There came a point where Roger Sanders decided that he’d talked enough about social justice and the importance of doing the right thing. He sensed that his words needed more action, which is how he ended up in war-torn Iraq in June 2005 on a 12-day mission, as he describes it, “a below-the-radar peace network.
“I wanted to make real what I said I believe,” explains Sanders, a 57-year-old lay pastor in the Presbyterian church. A senior partner at Sanders, O’Hanlon & Motley in Sherman, Sanders specializes in business litigation.

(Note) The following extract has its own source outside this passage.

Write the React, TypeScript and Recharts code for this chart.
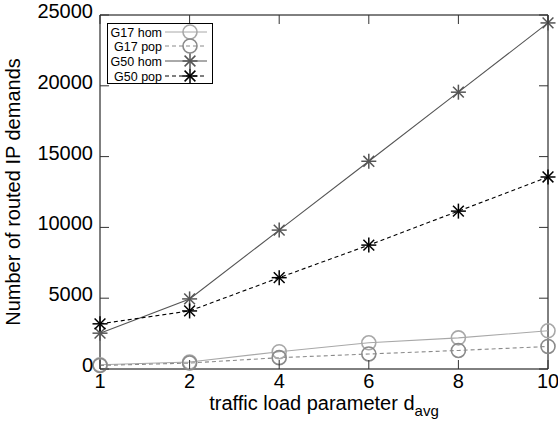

An active crusader for social justice among the impoverished in his own community, Sanders traveled to Iraq as part of a Christian Peacemaker Team, a nonprofit organization that works to reduce violence and protect human rights in conflict zones. His group of six Americans (the other five were women) flew to Jordan for two days of training before spending 10 days in and around Baghdad working primarily with local Muslims to build a coalition of small groups that could continue to work on common objectives once the Americans returned home.
“It wasn’t evangelical in any way,” Sanders says. “It grew out of the desire to do more than write letters to soldiers. We talked about common aspirations and common hopes. We asked the locals for help in creating a Muslim peacemaker team.”

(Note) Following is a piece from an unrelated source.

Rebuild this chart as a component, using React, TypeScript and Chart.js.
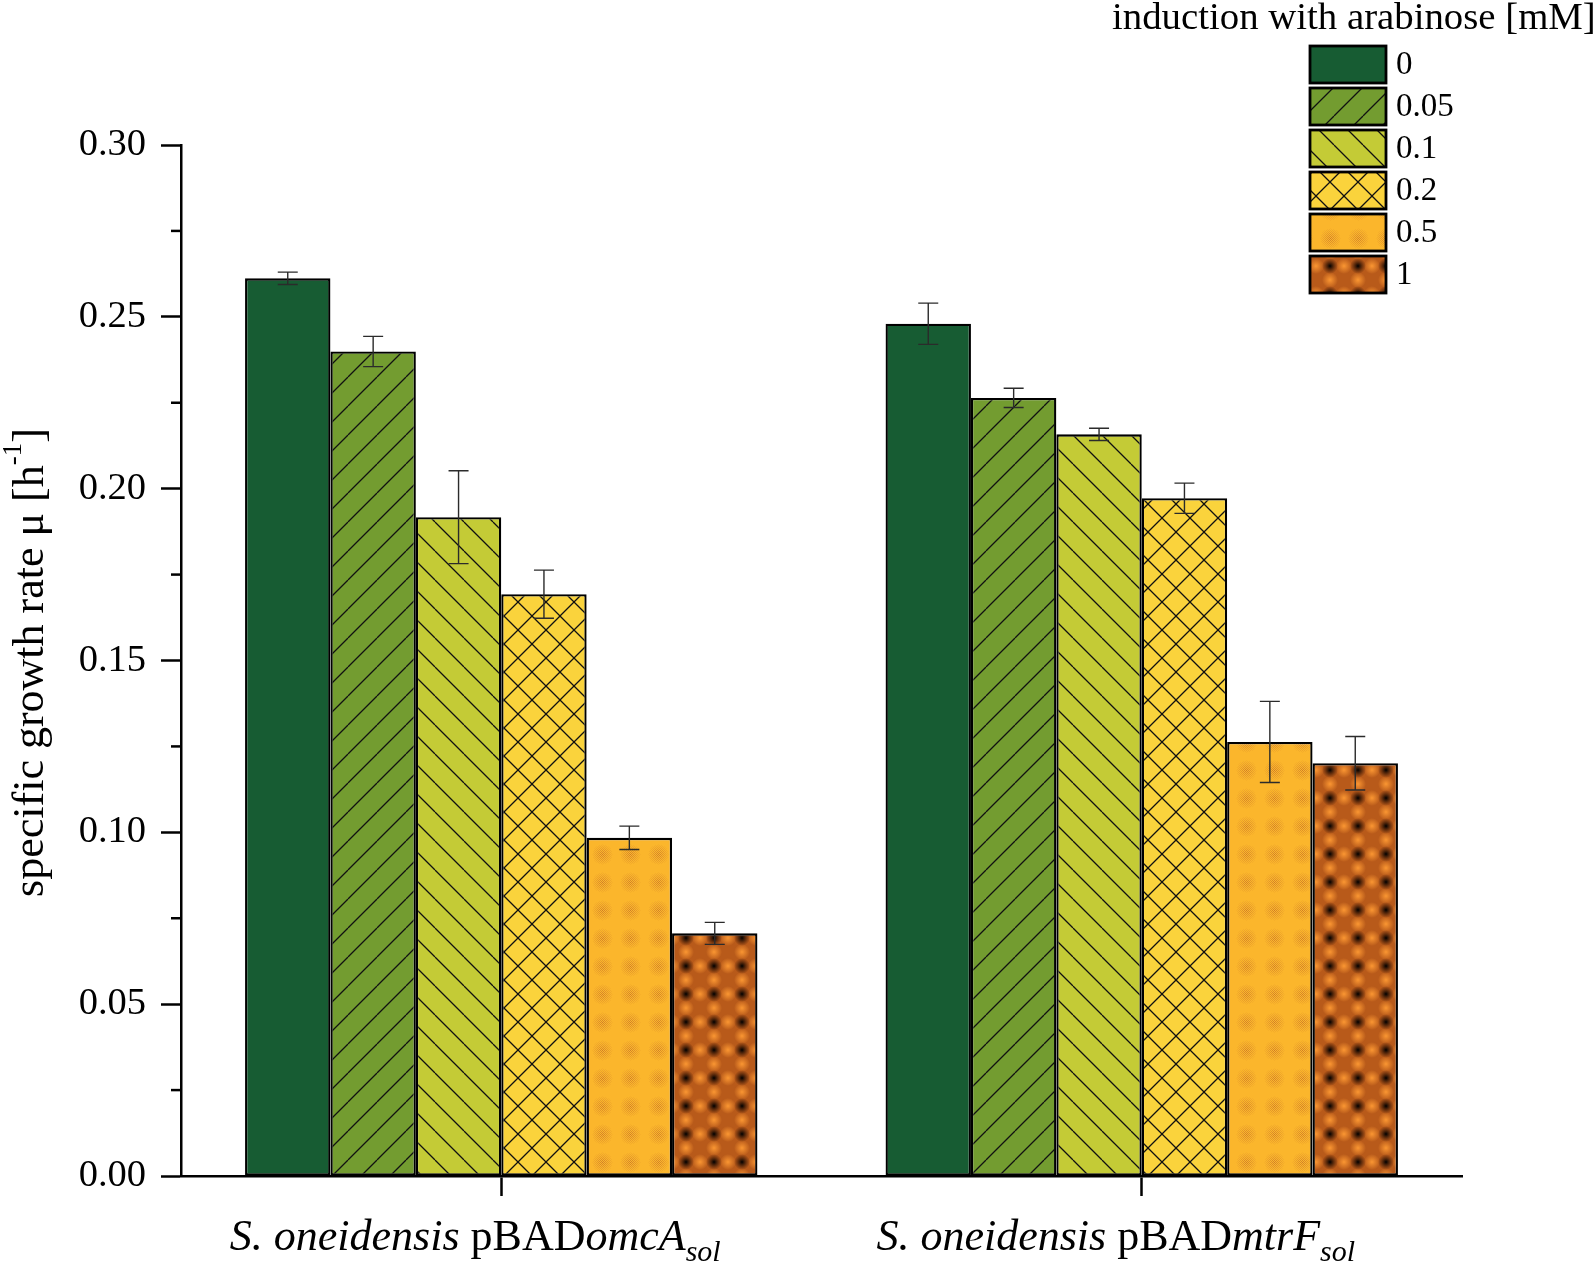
import React, { useEffect, useRef } from 'react';
import { Chart, registerables } from 'chart.js';

Chart.register(...registerables);

// ---------- data ----------
const concentrations = ['0', '0.05', '0.1', '0.2', '0.5', '1'];
const strainSpecies = ['S. oneidensis', 'S. oneidensis'];
const strainPlasmid = ['pBAD', 'pBAD'];
const strainGene = ['omcA', 'mtrF'];
const strainSuffix = ['sol', 'sol'];
const omcAMeans = [0.2612, 0.2399, 0.1917, 0.1693, 0.0984, 0.0706];
const omcAErrors = [0.0018, 0.0044, 0.0135, 0.0070, 0.0034, 0.0032];
const mtrFMeans = [0.2480, 0.2264, 0.2158, 0.1972, 0.1263, 0.1201];
const mtrFErrors = [0.0060, 0.0028, 0.0018, 0.0044, 0.0118, 0.0078];
const yTickStep = 0.05;
const yMax = 0.3;
const yTitle = 'specific growth rate \u03bc [h';
const yTitleSup = '-1';
const legendTitle = 'induction with arabinose [mM]';

const FONT = '"Liberation Serif", "Times New Roman", serif';
const fillColors = ['#175c33', '#739c30', '#c4cb36', '#fad33c', '#fbb62c', '#c0601c'];

function tile(size: number, draw: (g: CanvasRenderingContext2D, s: number) => void) {
  const c = document.createElement('canvas');
  c.width = size;
  c.height = size;
  const g = c.getContext('2d')!;
  draw(g, size);
  return c;
}

function makePatterns(ctx: CanvasRenderingContext2D): (CanvasPattern | string)[] {
  const S = 29;
  const lines = (g: CanvasRenderingContext2D, s: number, dir: number) => {
    g.strokeStyle = '#111';
    g.lineWidth = 1.3;
    g.beginPath();
    for (let k = -1; k <= 1; k++) {
      if (dir > 0) {
        g.moveTo(k * s, s);
        g.lineTo(k * s + s, 0);
      } else {
        g.moveTo(k * s, 0);
        g.lineTo(k * s + s, s);
      }
    }
    g.stroke();
  };
  const p1 = tile(S, (g, s) => {
    g.fillStyle = fillColors[1];
    g.fillRect(0, 0, s, s);
    lines(g, s, 1);
  });
  const p2 = tile(S, (g, s) => {
    g.fillStyle = fillColors[2];
    g.fillRect(0, 0, s, s);
    lines(g, s, -1);
  });
  const p3 = tile(28, (g, s) => {
    g.fillStyle = fillColors[3];
    g.fillRect(0, 0, s, s);
    lines(g, s, 1);
    lines(g, s, -1);
  });
  const p4 = tile(28, (g, s) => {
    g.fillStyle = fillColors[4];
    g.fillRect(0, 0, s, s);
    const c = s / 2;
    for (let y = 0; y < s; y++) {
      for (let x = 0; x < s; x++) {
        if ((x + y) % 2 !== 0) continue;
        const d = Math.hypot(x - c, y - c);
        if (d > 10) continue;
        g.fillStyle = `rgba(195,110,40,${0.8 * (1 - d / 11)})`;
        g.fillRect(x, y, 1, 1);
      }
    }
  });
  const p5 = tile(28, (g, s) => {
    g.fillStyle = '#b85a1a';
    g.fillRect(0, 0, s, s);
    const blob = (x: number, y: number, r: number, col: string, col0: string) => {
      const gr = g.createRadialGradient(x, y, 0, x, y, r);
      gr.addColorStop(0, col);
      gr.addColorStop(1, col0);
      g.fillStyle = gr;
      g.beginPath();
      g.arc(x, y, r, 0, Math.PI * 2);
      g.fill();
    };
    const c = s / 2;
    [[0, c], [s, c], [c, 0], [c, s]].forEach(([x, y]) =>
      blob(x, y, 8, 'rgba(250,150,50,1)', 'rgba(250,150,50,0)'));
    blob(c, c, 8, 'rgba(0,0,0,1)', 'rgba(40,10,0,0)');
  });
  return [
    fillColors[0],
    ctx.createPattern(p1, 'repeat')!,
    ctx.createPattern(p2, 'repeat')!,
    ctx.createPattern(p3, 'repeat')!,
    ctx.createPattern(p4, 'repeat')!,
    ctx.createPattern(p5, 'repeat')!,
  ];
}

export default function App() {
  const ref = useRef<HTMLCanvasElement>(null);

  useEffect(() => {
    const canvas = ref.current!;
    const ctx = canvas.getContext('2d')!;
    const fills = makePatterns(ctx);
    const errorsByDataset = concentrations.map((_, i) => [omcAErrors[i], mtrFErrors[i]]);

    const decorations = {
      id: 'decorations',
      afterDatasetsDraw(chart: any) {
        const c = chart.ctx;
        const ys = chart.scales.y;
        c.save();
        c.strokeStyle = '#2b2b2b';
        c.lineWidth = 1.4;
        chart.data.datasets.forEach((ds: any, i: number) => {
          const meta = chart.getDatasetMeta(i);
          meta.data.forEach((bar: any, j: number) => {
            const v = ds.data[j];
            const e = errorsByDataset[i][j];
            const x = bar.x;
            const t = ys.getPixelForValue(v + e);
            const b = ys.getPixelForValue(v - e);
            c.beginPath();
            c.moveTo(x, t);
            c.lineTo(x, b);
            c.moveTo(x - 10, t);
            c.lineTo(x + 10, t);
            c.moveTo(x - 10, b);
            c.lineTo(x + 10, b);
            c.stroke();
          });
        });
        c.restore();
      },
      afterDraw(chart: any) {
        const c = chart.ctx;
        const ys = chart.scales.y;
        const xs = chart.scales.x;
        const area = chart.chartArea;
        c.save();
        // minor y ticks
        c.strokeStyle = '#000';
        c.lineWidth = 2.5;
        for (let v = yTickStep / 2; v < yMax; v += yTickStep) {
          const y = ys.getPixelForValue(v);
          c.beginPath();
          c.moveTo(area.left - 10, y);
          c.lineTo(area.left, y);
          c.stroke();
        }
        // y title
        const titleSize = 44;
        c.save();
        c.translate(31, (area.top + area.bottom) / 2 + 2);
        c.rotate(-Math.PI / 2);
        c.fillStyle = '#000';
        c.textBaseline = 'middle';
        c.font = `${titleSize}px ${FONT}`;
        const supFont = `${Math.round(titleSize * 0.62)}px ${FONT}`;
        const w1 = c.measureText(yTitle).width;
        c.font = supFont;
        const w2 = c.measureText(yTitleSup).width;
        c.font = `${titleSize}px ${FONT}`;
        const w3 = c.measureText(']').width;
        const x0 = -(w1 + w2 + w3) / 2;
        c.textAlign = 'left';
        c.fillText(yTitle, x0, 0);
        c.font = supFont;
        c.fillText(yTitleSup, x0 + w1, -titleSize * 0.38);
        c.font = `${titleSize}px ${FONT}`;
        c.fillText(']', x0 + w1 + w2, 0);
        c.restore();

        // x labels
        const mainSize = 44;
        const subSize = 30;
        strainGene.forEach((gene, i) => {
          const parts = [
            { t: strainSpecies[i], f: `italic ${mainSize}px ${FONT}`, dy: 0 },
            { t: ' ' + strainPlasmid[i], f: `${mainSize}px ${FONT}`, dy: 0 },
            { t: gene, f: `italic ${mainSize}px ${FONT}`, dy: 0 },
            { t: strainSuffix[i], f: `italic ${subSize}px ${FONT}`, dy: 11 },
          ];
          let total = 0;
          const widths = parts.map((p) => {
            c.font = p.f;
            const w = c.measureText(p.t).width;
            total += w;
            return w;
          });
          let x = xs.getPixelForValue(i) - total / 2 - 26;
          c.textAlign = 'left';
          c.textBaseline = 'alphabetic';
          c.fillStyle = '#000';
          parts.forEach((p, k) => {
            c.font = p.f;
            c.fillText(p.t, x, 1250 + p.dy);
            x += widths[k];
          });
        });

        // legend
        c.font = `38.8px ${FONT}`;
        c.textAlign = 'left';
        c.textBaseline = 'alphabetic';
        c.fillStyle = '#000';
        c.fillText(legendTitle, 1112, 29);
        const bx = 1310;
        const bw = 76;
        const bh = 37;
        concentrations.forEach((lab, i) => {
          const by = 46 + i * 42;
          c.fillStyle = fills[i] as any;
          c.fillRect(bx, by, bw, bh);
          c.strokeStyle = '#000';
          c.lineWidth = 2.8;
          c.strokeRect(bx, by, bw, bh);
          c.fillStyle = '#000';
          c.font = `33px ${FONT}`;
          c.textBaseline = 'middle';
          c.fillText(lab, 1396, by + bh / 2 + 1);
        });
        c.restore();
      },
    };

    const chart = new Chart(canvas, {
      type: 'bar',
      data: {
        labels: strainGene.map((g, i) => `${strainSpecies[i]} ${strainPlasmid[i]}${g}${strainSuffix[i]}`),
        datasets: concentrations.map((conc, i) => ({
          label: conc,
          data: [omcAMeans[i], mtrFMeans[i]],
          backgroundColor: fills[i] as any,
          borderColor: '#000',
          borderWidth: 2.3,
          borderSkipped: false,
          categoryPercentage: 0.8,
          barPercentage: 1.0,
        })),
      },
      options: {
        responsive: false,
        animation: false,
        devicePixelRatio: 1,
        layout: { padding: { top: 145, right: 133, left: 0, bottom: 0 } },
        plugins: {
          legend: { display: false },
          tooltip: { enabled: false },
          title: { display: false },
        },
        scales: {
          x: {
            offset: true,
            afterFit: (s: any) => {
              s.height = 87;
            },
            grid: {
              offset: false,
              drawOnChartArea: false,
              drawTicks: true,
              tickLength: 20,
              tickWidth: 2.5,
              tickColor: '#000',
            },
            border: { display: true, color: '#000', width: 2.5 },
            ticks: { display: false },
          },
          y: {
            min: 0,
            max: yMax,
            afterFit: (s: any) => {
              s.width = 181;
            },
            ticks: {
              stepSize: yTickStep,
              padding: 15,
              color: '#000',
              font: { family: FONT, size: 38.5 },
              callback: (v: any) => Number(v).toFixed(2),
            },
            grid: {
              drawOnChartArea: false,
              drawTicks: true,
              tickLength: 20,
              tickWidth: 2.5,
              tickColor: '#000',
            },
            border: { display: true, color: '#000', width: 2.5 },
          },
        },
      },
      plugins: [decorations],
    });
    return () => chart.destroy();
  }, []);

  return (
    <div style={{ position: 'absolute', left: 0, top: 0, width: 1595, height: 1263, background: '#fff' }}>
      <canvas ref={ref} width={1595} height={1263} style={{ display: 'block' }} />
    </div>
  );
}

Sanders says the trip was a way to “call my own bluffs.
“I had a clear vision that I didn’t want to say what I am not willing to back up with action.” A widower and father of two grown daughters, Sanders says CPT staff instructed him to make amends with loved ones before he left because his return was not guaranteed. “I did not lightly do it, nor did they lightly leave me,” he says of his daughters.
He says his experience has provided a clearer vision of the great strides individuals can make in working toward world peace “one drop of water at a time.”